**** Data shown ****

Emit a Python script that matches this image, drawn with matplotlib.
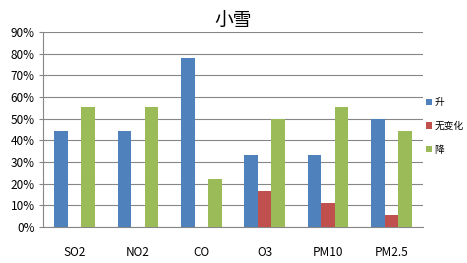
import matplotlib.pyplot as plt
import numpy as np

plt.rcParams['font.family'] = ['Noto Sans CJK SC', 'DejaVu Sans']

categories = ['SO2', 'NO2', 'CO', 'O3', 'PM10', 'PM2.5']
series_names = ['升', '无变化', '降']
rise = [44.4, 44.4, 77.8, 33.3, 33.3, 50.0]
same = [0, 0, 0, 16.7, 11.1, 5.6]
fall = [55.6, 55.6, 22.2, 50.0, 55.6, 44.4]
colors = ['#4F81BD', '#C0504D', '#9BBB59']

fig = plt.figure(figsize=(4.67, 2.63), dpi=100)
ax = fig.add_axes([43 / 467, 1 - 227 / 263, 380 / 467, 195 / 263])

x = np.arange(len(categories))
w = 0.215
for i, (vals, name, c) in enumerate(zip([rise, same, fall], series_names, colors)):
    ax.bar(x + (i - 1) * w, vals, w, color=c, label=name, zorder=3)

ax.set_xlim(-0.5, len(categories) - 0.5)
ax.set_ylim(0, 90)
ax.set_yticks(range(0, 91, 10))
ax.set_yticklabels([f'{v}%' for v in range(0, 91, 10)], fontsize=8.5)
ax.set_xticks(x)
ax.set_xticklabels(categories, fontsize=8.5)
ax.tick_params(axis='x', length=0, pad=14)
ax.tick_params(axis='y', length=3, color='#868686', pad=3)
ax.grid(axis='y', color='#868686', linewidth=0.8, zorder=0)
for s in ['top', 'right']:
    ax.spines[s].set_visible(False)
for s in ['left', 'bottom']:
    ax.spines[s].set_color('#868686')
    ax.spines[s].set_linewidth(0.8)

ax.set_title('小雪', fontsize=13.5, pad=3)
ax.legend(loc='upper left', bbox_to_anchor=(1.0, 0.68), frameon=False,
          fontsize=7, handlelength=0.6, handleheight=0.6, handletextpad=0.3,
          labelspacing=1.4, borderaxespad=0.1, borderpad=0.2)

fig.savefig('out.png', dpi=100)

****

Required task:
Repeat the listing above exactly from its first line to the line containing "ax = fig.add_axes([43", both included, and omit the pictures.

Finished task:
Emit a Python script that matches this image, drawn with matplotlib.
import matplotlib.pyplot as plt
import numpy as np

plt.rcParams['font.family'] = ['Noto Sans CJK SC', 'DejaVu Sans']

categories = ['SO2', 'NO2', 'CO', 'O3', 'PM10', 'PM2.5']
series_names = ['升', '无变化', '降']
rise = [44.4, 44.4, 77.8, 33.3, 33.3, 50.0]
same = [0, 0, 0, 16.7, 11.1, 5.6]
fall = [55.6, 55.6, 22.2, 50.0, 55.6, 44.4]
colors = ['#4F81BD', '#C0504D', '#9BBB59']

fig = plt.figure(figsize=(4.67, 2.63), dpi=100)
ax = fig.add_axes([43 / 467, 1 - 227 / 263, 380 / 467, 195 / 263])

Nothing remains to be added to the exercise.